=== Provided data ===

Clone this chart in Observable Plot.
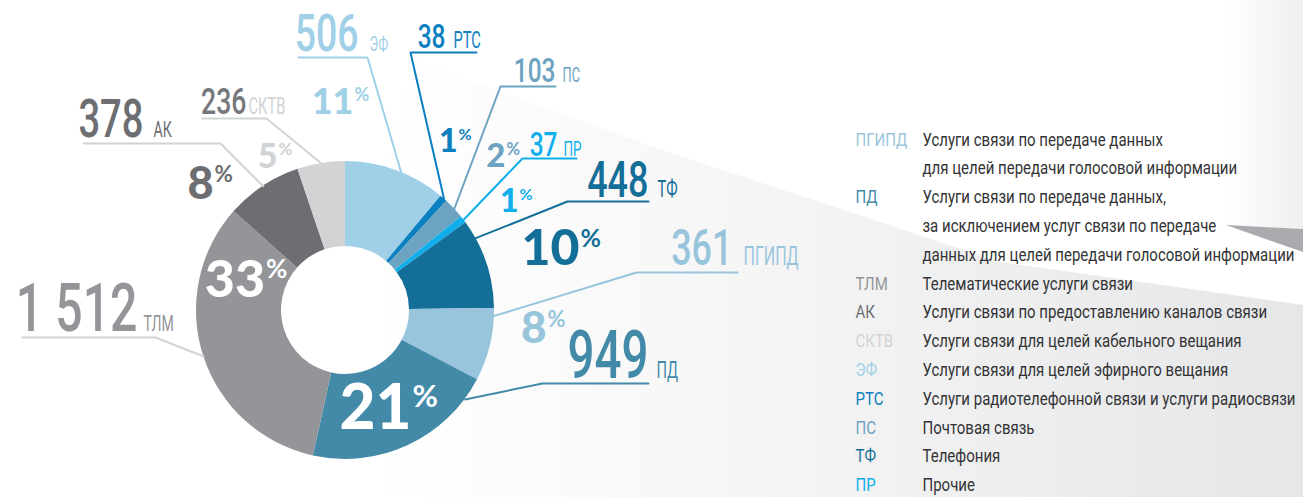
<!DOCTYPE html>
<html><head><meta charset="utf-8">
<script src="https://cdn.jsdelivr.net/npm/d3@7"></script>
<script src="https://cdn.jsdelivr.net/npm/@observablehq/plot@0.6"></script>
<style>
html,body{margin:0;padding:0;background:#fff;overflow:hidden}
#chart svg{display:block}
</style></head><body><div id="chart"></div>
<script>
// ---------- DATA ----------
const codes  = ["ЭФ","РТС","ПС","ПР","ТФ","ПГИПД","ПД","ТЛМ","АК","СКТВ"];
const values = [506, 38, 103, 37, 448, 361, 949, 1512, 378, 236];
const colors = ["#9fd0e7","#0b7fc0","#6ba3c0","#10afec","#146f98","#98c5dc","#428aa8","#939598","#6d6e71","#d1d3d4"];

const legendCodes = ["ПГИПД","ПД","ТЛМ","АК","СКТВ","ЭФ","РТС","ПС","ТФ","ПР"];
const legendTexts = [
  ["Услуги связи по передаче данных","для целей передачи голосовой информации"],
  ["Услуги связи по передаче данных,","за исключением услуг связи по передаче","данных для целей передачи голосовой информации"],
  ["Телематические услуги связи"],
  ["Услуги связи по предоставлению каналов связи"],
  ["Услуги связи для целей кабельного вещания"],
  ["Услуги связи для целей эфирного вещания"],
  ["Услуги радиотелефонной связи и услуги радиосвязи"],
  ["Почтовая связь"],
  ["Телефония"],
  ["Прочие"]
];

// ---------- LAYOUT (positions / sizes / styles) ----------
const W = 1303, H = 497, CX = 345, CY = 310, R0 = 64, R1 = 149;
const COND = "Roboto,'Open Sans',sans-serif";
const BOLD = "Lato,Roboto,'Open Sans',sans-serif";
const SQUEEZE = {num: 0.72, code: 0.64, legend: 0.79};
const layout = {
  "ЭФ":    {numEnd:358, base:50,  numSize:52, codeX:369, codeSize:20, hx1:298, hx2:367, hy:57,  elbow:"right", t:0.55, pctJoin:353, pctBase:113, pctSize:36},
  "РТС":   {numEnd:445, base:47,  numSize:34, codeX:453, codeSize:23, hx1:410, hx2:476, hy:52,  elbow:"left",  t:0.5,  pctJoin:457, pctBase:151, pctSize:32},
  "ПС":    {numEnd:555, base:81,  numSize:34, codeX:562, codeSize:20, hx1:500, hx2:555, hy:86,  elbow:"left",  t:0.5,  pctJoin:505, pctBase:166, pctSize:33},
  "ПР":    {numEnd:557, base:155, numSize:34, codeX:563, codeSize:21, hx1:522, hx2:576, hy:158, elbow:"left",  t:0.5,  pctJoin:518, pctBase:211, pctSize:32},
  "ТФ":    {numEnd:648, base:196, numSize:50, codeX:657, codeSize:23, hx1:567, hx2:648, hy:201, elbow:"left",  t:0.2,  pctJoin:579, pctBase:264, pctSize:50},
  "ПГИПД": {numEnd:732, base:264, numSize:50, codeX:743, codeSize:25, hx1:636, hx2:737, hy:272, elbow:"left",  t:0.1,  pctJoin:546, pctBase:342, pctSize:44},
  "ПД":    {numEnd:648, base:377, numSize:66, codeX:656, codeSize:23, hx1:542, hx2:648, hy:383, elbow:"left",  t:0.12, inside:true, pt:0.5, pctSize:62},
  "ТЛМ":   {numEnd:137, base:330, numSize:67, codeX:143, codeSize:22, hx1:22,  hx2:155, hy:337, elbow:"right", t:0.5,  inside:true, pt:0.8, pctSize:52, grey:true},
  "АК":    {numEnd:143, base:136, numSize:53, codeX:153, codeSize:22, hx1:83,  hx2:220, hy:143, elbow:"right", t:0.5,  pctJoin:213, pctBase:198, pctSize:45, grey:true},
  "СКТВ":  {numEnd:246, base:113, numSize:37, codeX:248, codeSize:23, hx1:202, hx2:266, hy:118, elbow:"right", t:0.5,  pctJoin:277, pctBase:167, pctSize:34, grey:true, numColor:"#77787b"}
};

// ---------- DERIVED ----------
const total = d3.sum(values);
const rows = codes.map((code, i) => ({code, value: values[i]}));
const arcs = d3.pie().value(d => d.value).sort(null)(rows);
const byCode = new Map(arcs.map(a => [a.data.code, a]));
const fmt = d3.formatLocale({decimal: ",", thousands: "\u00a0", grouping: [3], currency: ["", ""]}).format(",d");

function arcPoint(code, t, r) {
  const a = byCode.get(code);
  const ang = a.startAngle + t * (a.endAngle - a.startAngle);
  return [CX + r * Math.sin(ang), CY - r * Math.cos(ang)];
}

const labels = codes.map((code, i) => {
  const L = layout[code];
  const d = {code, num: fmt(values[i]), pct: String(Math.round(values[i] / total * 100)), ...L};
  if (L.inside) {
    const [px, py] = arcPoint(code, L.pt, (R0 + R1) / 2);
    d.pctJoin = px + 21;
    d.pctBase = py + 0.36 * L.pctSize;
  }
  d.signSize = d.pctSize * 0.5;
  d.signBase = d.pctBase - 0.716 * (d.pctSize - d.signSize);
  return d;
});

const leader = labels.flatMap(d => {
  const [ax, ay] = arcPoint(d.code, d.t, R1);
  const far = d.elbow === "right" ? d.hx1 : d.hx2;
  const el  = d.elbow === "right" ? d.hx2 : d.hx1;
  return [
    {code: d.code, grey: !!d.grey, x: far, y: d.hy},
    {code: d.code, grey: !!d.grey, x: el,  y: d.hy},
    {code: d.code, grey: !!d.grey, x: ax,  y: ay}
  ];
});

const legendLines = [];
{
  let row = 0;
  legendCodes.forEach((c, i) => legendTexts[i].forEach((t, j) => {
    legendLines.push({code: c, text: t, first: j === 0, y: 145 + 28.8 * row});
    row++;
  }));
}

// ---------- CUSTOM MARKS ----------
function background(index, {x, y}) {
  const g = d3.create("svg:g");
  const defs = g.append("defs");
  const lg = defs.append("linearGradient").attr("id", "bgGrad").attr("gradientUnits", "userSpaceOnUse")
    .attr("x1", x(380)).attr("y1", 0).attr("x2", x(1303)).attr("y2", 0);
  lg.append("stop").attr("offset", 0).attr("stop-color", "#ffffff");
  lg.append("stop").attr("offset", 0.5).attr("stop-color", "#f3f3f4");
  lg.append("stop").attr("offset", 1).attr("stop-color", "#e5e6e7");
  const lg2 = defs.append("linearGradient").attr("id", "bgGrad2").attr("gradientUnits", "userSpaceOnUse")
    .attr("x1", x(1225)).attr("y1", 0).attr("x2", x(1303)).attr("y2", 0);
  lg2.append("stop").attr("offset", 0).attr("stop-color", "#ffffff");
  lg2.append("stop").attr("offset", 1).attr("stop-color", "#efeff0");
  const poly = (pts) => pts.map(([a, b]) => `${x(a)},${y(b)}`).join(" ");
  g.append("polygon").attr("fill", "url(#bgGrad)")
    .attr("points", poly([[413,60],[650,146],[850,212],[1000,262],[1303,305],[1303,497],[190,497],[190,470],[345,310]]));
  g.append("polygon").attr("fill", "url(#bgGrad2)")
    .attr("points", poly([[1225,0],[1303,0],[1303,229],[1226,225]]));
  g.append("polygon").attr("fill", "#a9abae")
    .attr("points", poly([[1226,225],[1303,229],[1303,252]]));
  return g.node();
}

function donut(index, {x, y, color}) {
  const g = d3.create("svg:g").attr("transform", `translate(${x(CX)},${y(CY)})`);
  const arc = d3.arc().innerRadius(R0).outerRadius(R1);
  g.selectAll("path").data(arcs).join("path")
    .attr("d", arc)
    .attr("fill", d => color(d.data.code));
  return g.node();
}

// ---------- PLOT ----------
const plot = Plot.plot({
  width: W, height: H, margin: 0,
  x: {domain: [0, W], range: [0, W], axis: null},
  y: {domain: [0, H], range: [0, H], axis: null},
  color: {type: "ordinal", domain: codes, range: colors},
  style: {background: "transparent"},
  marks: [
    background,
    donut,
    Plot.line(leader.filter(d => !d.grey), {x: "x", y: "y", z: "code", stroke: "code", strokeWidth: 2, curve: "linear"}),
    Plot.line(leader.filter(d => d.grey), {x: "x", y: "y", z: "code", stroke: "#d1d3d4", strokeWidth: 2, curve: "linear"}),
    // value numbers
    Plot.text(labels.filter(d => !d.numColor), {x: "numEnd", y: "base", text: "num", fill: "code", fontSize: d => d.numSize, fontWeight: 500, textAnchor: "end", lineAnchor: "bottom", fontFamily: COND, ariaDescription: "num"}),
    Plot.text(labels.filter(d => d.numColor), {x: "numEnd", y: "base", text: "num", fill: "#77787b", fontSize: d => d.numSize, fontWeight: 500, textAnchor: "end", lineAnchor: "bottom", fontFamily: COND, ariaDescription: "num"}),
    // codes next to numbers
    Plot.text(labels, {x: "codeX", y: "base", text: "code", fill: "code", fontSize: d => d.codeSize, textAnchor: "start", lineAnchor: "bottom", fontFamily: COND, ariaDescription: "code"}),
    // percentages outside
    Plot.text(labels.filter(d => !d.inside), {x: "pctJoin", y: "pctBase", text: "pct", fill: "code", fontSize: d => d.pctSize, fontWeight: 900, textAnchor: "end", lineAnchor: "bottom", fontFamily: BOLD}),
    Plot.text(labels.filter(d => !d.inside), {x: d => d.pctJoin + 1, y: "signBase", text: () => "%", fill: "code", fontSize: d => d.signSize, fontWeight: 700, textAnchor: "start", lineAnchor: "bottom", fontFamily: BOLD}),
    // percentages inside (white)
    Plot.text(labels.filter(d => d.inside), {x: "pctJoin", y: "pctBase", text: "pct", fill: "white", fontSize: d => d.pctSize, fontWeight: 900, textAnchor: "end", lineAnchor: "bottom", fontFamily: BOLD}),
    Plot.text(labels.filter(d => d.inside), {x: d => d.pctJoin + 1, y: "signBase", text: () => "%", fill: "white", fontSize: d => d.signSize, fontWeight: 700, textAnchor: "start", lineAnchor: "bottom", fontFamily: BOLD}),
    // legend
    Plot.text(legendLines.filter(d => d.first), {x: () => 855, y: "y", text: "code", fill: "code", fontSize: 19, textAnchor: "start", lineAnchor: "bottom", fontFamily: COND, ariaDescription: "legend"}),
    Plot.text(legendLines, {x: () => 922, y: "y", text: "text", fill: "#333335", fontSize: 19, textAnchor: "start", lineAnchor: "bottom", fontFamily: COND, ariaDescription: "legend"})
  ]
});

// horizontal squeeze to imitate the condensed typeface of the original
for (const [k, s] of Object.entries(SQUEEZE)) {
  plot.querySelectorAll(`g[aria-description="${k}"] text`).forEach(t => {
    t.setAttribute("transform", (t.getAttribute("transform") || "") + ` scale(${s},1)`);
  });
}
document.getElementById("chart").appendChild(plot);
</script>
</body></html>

===
=== Provided data ===

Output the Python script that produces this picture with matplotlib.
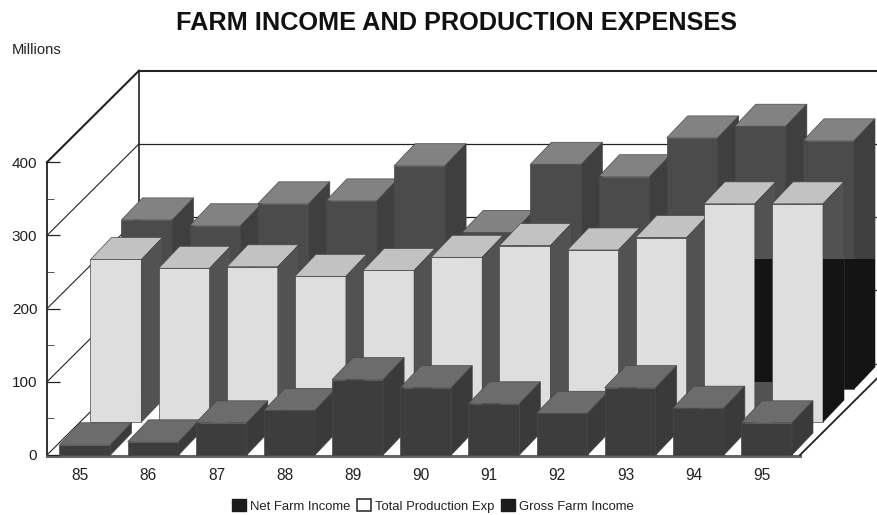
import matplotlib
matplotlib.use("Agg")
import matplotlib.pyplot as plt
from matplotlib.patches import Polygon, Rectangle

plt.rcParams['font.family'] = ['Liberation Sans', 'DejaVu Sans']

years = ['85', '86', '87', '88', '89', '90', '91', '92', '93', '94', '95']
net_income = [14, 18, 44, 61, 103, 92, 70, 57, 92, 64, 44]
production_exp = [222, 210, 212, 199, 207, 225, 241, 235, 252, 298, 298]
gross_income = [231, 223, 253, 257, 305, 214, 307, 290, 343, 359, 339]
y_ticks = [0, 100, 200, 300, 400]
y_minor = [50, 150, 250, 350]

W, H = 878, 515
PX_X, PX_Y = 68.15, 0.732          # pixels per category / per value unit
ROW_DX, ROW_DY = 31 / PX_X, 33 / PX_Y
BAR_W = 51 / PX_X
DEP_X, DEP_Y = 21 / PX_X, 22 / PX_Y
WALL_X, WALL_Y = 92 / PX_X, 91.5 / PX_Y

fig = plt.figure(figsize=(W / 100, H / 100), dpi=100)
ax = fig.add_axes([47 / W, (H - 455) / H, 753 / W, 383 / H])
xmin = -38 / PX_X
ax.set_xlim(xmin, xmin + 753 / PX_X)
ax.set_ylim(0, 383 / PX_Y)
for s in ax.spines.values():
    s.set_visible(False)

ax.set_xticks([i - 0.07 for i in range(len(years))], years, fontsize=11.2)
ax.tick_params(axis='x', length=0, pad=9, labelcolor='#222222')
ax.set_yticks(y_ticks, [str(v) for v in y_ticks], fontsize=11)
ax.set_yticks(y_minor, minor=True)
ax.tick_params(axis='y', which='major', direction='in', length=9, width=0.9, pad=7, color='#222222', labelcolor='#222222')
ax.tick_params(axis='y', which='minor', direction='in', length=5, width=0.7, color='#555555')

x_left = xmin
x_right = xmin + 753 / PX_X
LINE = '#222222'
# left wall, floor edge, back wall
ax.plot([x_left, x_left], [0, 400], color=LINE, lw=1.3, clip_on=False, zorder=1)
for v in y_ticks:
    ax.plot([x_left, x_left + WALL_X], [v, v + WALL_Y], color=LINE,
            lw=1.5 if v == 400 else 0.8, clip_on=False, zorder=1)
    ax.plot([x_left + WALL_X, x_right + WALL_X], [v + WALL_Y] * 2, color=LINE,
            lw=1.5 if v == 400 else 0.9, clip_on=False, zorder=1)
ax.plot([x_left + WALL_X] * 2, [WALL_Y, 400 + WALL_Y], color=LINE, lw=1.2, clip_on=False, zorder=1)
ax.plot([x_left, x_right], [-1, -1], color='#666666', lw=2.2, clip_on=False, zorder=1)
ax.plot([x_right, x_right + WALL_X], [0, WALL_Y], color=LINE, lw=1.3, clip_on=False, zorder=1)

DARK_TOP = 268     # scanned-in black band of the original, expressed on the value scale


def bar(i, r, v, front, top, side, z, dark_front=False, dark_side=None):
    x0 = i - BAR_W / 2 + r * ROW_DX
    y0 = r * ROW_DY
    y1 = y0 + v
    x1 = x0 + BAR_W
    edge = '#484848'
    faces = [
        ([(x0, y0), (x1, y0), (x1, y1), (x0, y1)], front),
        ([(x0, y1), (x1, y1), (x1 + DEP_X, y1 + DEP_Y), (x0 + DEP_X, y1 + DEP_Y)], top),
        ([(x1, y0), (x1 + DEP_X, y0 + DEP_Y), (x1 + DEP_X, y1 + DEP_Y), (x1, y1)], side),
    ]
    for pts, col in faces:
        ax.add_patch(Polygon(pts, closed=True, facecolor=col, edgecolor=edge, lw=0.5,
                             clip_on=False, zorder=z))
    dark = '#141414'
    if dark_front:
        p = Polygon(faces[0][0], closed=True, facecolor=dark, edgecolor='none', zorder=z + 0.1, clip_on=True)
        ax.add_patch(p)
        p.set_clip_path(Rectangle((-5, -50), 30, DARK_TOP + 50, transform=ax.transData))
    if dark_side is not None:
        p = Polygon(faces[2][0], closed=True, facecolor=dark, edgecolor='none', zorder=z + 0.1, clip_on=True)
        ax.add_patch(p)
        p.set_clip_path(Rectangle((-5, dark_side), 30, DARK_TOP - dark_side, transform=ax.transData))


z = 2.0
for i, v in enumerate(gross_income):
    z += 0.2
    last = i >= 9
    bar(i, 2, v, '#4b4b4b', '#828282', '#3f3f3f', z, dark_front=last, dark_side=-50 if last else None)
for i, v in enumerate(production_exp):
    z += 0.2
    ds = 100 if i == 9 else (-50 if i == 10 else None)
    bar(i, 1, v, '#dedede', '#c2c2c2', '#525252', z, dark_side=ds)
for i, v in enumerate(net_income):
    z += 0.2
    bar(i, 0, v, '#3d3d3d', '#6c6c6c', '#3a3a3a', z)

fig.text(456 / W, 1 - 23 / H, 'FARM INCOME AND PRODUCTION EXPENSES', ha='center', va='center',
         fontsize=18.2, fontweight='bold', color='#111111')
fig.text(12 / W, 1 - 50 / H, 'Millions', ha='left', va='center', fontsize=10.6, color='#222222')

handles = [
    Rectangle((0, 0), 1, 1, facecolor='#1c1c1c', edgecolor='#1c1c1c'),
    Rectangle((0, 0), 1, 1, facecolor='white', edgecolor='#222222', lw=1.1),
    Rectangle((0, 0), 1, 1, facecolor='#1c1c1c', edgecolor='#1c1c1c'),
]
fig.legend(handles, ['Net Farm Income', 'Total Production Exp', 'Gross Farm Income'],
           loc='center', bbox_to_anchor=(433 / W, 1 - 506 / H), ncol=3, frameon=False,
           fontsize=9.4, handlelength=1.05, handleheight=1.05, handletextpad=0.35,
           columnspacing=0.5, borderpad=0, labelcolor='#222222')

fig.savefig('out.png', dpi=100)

===

Goal of the exercise
Gather all lines from the listing above in which "matplotlib" occurs.

Task output
Output the Python script that produces this picture with matplotlib.
import matplotlib
matplotlib.use("Agg")
import matplotlib.pyplot as plt
from matplotlib.patches import Polygon, Rectangle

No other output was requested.